A key part of democracies is the mechanism for changing a country’s constitution. This is done, almost universally, by referendum. In Australia’s case, at least one and perhaps as many as three referenda are looming. One is to change the provision that prohibits dual citizens from standing for parliament. Another, if Bill Shorten is elected prime minister, could be the question of a republic. A third, one day, might be recognition of Indigenous people in the constitution.
As Australia considers changing its constitution, a reformer and activist, Luca Belgiorno-Nettis, is urging the federal Parliament to make use of another monitory device – the citizens’ jury. His organisation, the not-for-profit newDemocracy Foundation, has convened some 25 citizens’ juries for local and state governments over the last decade.

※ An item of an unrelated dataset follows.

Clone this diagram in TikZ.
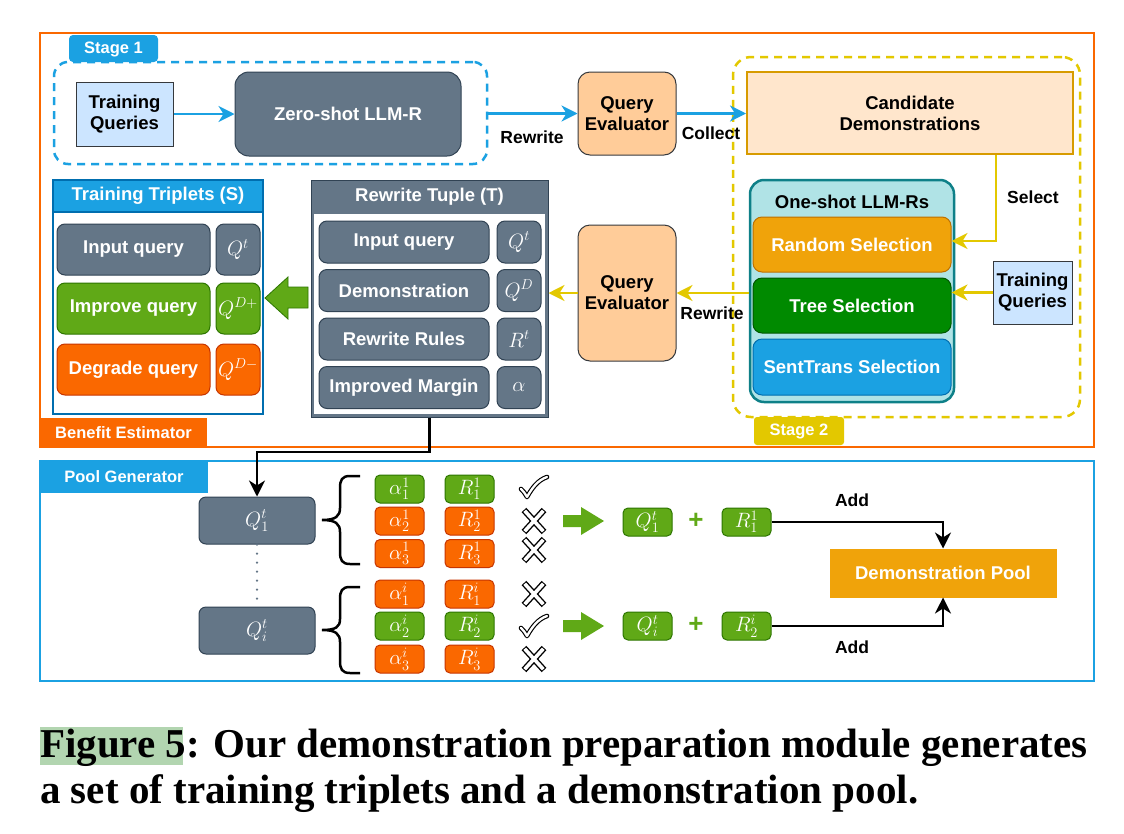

Belgiorno-Nettis is a tireless advocate who chiefly funds his foundation with his own money and that of his family, generated through their Transfield group. He is urging Australia to look to Ireland’s example for setting up constitutional referendum questions. The Irish use a 99-person citizens’ jury, two-thirds regular citizens, one third politicians. With the benefit of expert briefings, they recommend the terms of referenda.
Belgiorno-Nettis says that it increases trust in the referendum question and supports the democratic process. Judicious use of plebiscites and citizens’ juries can be a useful adjunct to parliamentary processes. Belgiorno-Nettis poses the big question: “How do we do democracy better?” All of Australia would like to see this question answered.
Peter Hartcher is political editor. Sydney Morning Herald, 18 November 2017.